Requirements:
Your task is to copy every line of this material exactly.

Recorded information:

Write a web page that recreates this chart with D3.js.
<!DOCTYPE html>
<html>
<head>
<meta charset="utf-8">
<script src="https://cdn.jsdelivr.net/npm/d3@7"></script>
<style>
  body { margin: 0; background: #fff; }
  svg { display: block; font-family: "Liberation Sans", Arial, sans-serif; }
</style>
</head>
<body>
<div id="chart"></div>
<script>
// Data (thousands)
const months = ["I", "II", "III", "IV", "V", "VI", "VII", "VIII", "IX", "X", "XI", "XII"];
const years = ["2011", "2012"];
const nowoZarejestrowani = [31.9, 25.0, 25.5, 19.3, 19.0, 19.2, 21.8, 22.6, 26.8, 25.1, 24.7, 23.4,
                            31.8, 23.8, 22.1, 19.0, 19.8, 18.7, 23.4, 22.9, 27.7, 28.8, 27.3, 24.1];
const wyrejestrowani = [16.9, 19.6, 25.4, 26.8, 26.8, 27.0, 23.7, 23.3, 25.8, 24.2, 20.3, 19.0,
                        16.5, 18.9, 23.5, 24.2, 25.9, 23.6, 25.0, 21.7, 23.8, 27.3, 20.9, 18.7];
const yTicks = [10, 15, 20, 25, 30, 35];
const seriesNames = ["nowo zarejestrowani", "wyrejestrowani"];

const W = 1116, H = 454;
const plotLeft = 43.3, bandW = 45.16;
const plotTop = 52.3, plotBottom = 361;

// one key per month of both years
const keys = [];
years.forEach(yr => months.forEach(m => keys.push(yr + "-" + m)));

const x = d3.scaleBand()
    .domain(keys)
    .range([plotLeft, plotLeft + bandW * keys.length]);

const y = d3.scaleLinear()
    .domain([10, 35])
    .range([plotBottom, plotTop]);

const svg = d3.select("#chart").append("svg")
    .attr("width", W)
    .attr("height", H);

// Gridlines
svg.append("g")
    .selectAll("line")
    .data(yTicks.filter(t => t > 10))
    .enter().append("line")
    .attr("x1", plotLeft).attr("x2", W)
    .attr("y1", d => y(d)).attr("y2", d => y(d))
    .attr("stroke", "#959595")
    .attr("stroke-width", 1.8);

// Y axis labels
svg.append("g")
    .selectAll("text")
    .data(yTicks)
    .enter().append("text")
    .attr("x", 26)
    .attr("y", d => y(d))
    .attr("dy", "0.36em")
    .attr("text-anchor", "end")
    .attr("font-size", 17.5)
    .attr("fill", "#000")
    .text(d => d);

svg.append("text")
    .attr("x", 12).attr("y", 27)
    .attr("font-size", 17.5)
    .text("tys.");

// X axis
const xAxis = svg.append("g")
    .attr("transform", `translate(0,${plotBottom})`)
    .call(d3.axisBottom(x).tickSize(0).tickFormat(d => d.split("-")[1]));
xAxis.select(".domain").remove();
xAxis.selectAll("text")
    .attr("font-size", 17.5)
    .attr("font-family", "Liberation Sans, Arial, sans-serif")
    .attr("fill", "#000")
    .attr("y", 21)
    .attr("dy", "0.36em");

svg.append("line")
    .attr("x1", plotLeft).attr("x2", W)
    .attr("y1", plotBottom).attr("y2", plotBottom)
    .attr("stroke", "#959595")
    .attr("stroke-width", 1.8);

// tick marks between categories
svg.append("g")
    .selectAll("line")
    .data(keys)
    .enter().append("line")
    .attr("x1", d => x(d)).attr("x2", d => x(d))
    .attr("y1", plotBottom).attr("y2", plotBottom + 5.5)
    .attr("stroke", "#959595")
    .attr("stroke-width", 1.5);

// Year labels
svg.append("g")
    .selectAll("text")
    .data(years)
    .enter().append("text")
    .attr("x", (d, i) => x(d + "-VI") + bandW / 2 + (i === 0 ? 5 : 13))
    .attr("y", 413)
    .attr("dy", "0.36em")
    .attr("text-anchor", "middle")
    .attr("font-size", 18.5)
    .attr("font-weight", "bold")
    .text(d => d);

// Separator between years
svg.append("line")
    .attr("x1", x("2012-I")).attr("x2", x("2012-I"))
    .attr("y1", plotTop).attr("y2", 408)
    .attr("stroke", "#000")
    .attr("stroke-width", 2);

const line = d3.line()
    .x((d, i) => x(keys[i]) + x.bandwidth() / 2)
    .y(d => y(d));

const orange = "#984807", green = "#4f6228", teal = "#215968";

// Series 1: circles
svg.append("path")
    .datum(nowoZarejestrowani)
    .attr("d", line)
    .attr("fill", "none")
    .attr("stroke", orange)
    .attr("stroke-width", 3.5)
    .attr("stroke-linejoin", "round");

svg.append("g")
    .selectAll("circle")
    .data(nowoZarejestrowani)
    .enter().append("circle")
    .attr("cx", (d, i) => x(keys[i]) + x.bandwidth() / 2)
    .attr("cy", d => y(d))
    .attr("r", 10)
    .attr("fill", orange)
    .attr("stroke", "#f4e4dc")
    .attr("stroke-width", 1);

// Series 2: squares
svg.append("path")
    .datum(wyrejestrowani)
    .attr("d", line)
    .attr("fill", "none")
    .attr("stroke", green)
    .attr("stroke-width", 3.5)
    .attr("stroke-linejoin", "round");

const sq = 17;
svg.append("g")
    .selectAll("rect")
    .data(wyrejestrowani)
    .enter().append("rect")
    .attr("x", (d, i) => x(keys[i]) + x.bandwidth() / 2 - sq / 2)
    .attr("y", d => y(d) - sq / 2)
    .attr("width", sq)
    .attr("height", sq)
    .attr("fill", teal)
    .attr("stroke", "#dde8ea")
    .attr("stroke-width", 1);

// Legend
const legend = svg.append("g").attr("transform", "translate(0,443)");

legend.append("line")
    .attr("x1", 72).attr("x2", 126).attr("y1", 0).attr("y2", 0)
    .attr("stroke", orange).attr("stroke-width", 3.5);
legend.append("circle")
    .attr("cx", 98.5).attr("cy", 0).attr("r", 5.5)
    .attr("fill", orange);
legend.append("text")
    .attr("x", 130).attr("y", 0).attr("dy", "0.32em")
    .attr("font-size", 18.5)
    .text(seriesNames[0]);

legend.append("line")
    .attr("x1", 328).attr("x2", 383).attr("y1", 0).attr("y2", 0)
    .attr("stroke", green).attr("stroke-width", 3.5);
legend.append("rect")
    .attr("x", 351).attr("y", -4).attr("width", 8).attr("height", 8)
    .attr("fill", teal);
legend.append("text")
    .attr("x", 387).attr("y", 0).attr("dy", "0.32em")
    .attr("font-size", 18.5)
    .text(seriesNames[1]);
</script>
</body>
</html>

Result of this task:
Write a web page that recreates this chart with D3.js.
<!DOCTYPE html>
<html>
<head>
<meta charset="utf-8">
<script src="https://cdn.jsdelivr.net/npm/d3@7"></script>
<style>
  body { margin: 0; background: #fff; }
  svg { display: block; font-family: "Liberation Sans", Arial, sans-serif; }
</style>
</head>
<body>
<div id="chart"></div>
<script>
// Data (thousands)
const months = ["I", "II", "III", "IV", "V", "VI", "VII", "VIII", "IX", "X", "XI", "XII"];
const years = ["2011", "2012"];
const nowoZarejestrowani = [31.9, 25.0, 25.5, 19.3, 19.0, 19.2, 21.8, 22.6, 26.8, 25.1, 24.7, 23.4,
                            31.8, 23.8, 22.1, 19.0, 19.8, 18.7, 23.4, 22.9, 27.7, 28.8, 27.3, 24.1];
const wyrejestrowani = [16.9, 19.6, 25.4, 26.8, 26.8, 27.0, 23.7, 23.3, 25.8, 24.2, 20.3, 19.0,
                        16.5, 18.9, 23.5, 24.2, 25.9, 23.6, 25.0, 21.7, 23.8, 27.3, 20.9, 18.7];
const yTicks = [10, 15, 20, 25, 30, 35];
const seriesNames = ["nowo zarejestrowani", "wyrejestrowani"];

const W = 1116, H = 454;
const plotLeft = 43.3, bandW = 45.16;
const plotTop = 52.3, plotBottom = 361;

// one key per month of both years
const keys = [];
years.forEach(yr => months.forEach(m => keys.push(yr + "-" + m)));

const x = d3.scaleBand()
    .domain(keys)
    .range([plotLeft, plotLeft + bandW * keys.length]);

const y = d3.scaleLinear()
    .domain([10, 35])
    .range([plotBottom, plotTop]);

const svg = d3.select("#chart").append("svg")
    .attr("width", W)
    .attr("height", H);

// Gridlines
svg.append("g")
    .selectAll("line")
    .data(yTicks.filter(t => t > 10))
    .enter().append("line")
    .attr("x1", plotLeft).attr("x2", W)
    .attr("y1", d => y(d)).attr("y2", d => y(d))
    .attr("stroke", "#959595")
    .attr("stroke-width", 1.8);

// Y axis labels
svg.append("g")
    .selectAll("text")
    .data(yTicks)
    .enter().append("text")
    .attr("x", 26)
    .attr("y", d => y(d))
    .attr("dy", "0.36em")
    .attr("text-anchor", "end")
    .attr("font-size", 17.5)
    .attr("fill", "#000")
    .text(d => d);

svg.append("text")
    .attr("x", 12).attr("y", 27)
    .attr("font-size", 17.5)
    .text("tys.");

// X axis
const xAxis = svg.append("g")
    .attr("transform", `translate(0,${plotBottom})`)
    .call(d3.axisBottom(x).tickSize(0).tickFormat(d => d.split("-")[1]));
xAxis.select(".domain").remove();
xAxis.selectAll("text")
    .attr("font-size", 17.5)
    .attr("font-family", "Liberation Sans, Arial, sans-serif")
    .attr("fill", "#000")
    .attr("y", 21)
    .attr("dy", "0.36em");

svg.append("line")
    .attr("x1", plotLeft).attr("x2", W)
    .attr("y1", plotBottom).attr("y2", plotBottom)
    .attr("stroke", "#959595")
    .attr("stroke-width", 1.8);

// tick marks between categories
svg.append("g")
    .selectAll("line")
    .data(keys)
    .enter().append("line")
    .attr("x1", d => x(d)).attr("x2", d => x(d))
    .attr("y1", plotBottom).attr("y2", plotBottom + 5.5)
    .attr("stroke", "#959595")
    .attr("stroke-width", 1.5);

// Year labels
svg.append("g")
    .selectAll("text")
    .data(years)
    .enter().append("text")
    .attr("x", (d, i) => x(d + "-VI") + bandW / 2 + (i === 0 ? 5 : 13))
    .attr("y", 413)
    .attr("dy", "0.36em")
    .attr("text-anchor", "middle")
    .attr("font-size", 18.5)
    .attr("font-weight", "bold")
    .text(d => d);

// Separator between years
svg.append("line")
    .attr("x1", x("2012-I")).attr("x2", x("2012-I"))
    .attr("y1", plotTop).attr("y2", 408)
    .attr("stroke", "#000")
    .attr("stroke-width", 2);

const line = d3.line()
    .x((d, i) => x(keys[i]) + x.bandwidth() / 2)
    .y(d => y(d));

const orange = "#984807", green = "#4f6228", teal = "#215968";

// Series 1: circles
svg.append("path")
    .datum(nowoZarejestrowani)
    .attr("d", line)
    .attr("fill", "none")
    .attr("stroke", orange)
    .attr("stroke-width", 3.5)
    .attr("stroke-linejoin", "round");

svg.append("g")
    .selectAll("circle")
    .data(nowoZarejestrowani)
    .enter().append("circle")
    .attr("cx", (d, i) => x(keys[i]) + x.bandwidth() / 2)
    .attr("cy", d => y(d))
    .attr("r", 10)
    .attr("fill", orange)
    .attr("stroke", "#f4e4dc")
    .attr("stroke-width", 1);

// Series 2: squares
svg.append("path")
    .datum(wyrejestrowani)
    .attr("d", line)
    .attr("fill", "none")
    .attr("stroke", green)
    .attr("stroke-width", 3.5)
    .attr("stroke-linejoin", "round");

const sq = 17;
svg.append("g")
    .selectAll("rect")
    .data(wyrejestrowani)
    .enter().append("rect")
    .attr("x", (d, i) => x(keys[i]) + x.bandwidth() / 2 - sq / 2)
    .attr("y", d => y(d) - sq / 2)
    .attr("width", sq)
    .attr("height", sq)
    .attr("fill", teal)
    .attr("stroke", "#dde8ea")
    .attr("stroke-width", 1);

// Legend
const legend = svg.append("g").attr("transform", "translate(0,443)");

legend.append("line")
    .attr("x1", 72).attr("x2", 126).attr("y1", 0).attr("y2", 0)
    .attr("stroke", orange).attr("stroke-width", 3.5);
legend.append("circle")
    .attr("cx", 98.5).attr("cy", 0).attr("r", 5.5)
    .attr("fill", orange);
legend.append("text")
    .attr("x", 130).attr("y", 0).attr("dy", "0.32em")
    .attr("font-size", 18.5)
    .text(seriesNames[0]);

legend.append("line")
    .attr("x1", 328).attr("x2", 383).attr("y1", 0).attr("y2", 0)
    .attr("stroke", green).attr("stroke-width", 3.5);
legend.append("rect")
    .attr("x", 351).attr("y", -4).attr("width", 8).attr("height", 8)
    .attr("fill", teal);
legend.append("text")
    .attr("x", 387).attr("y", 0).attr("dy", "0.32em")
    .attr("font-size", 18.5)
    .text(seriesNames[1]);
</script>
</body>
</html>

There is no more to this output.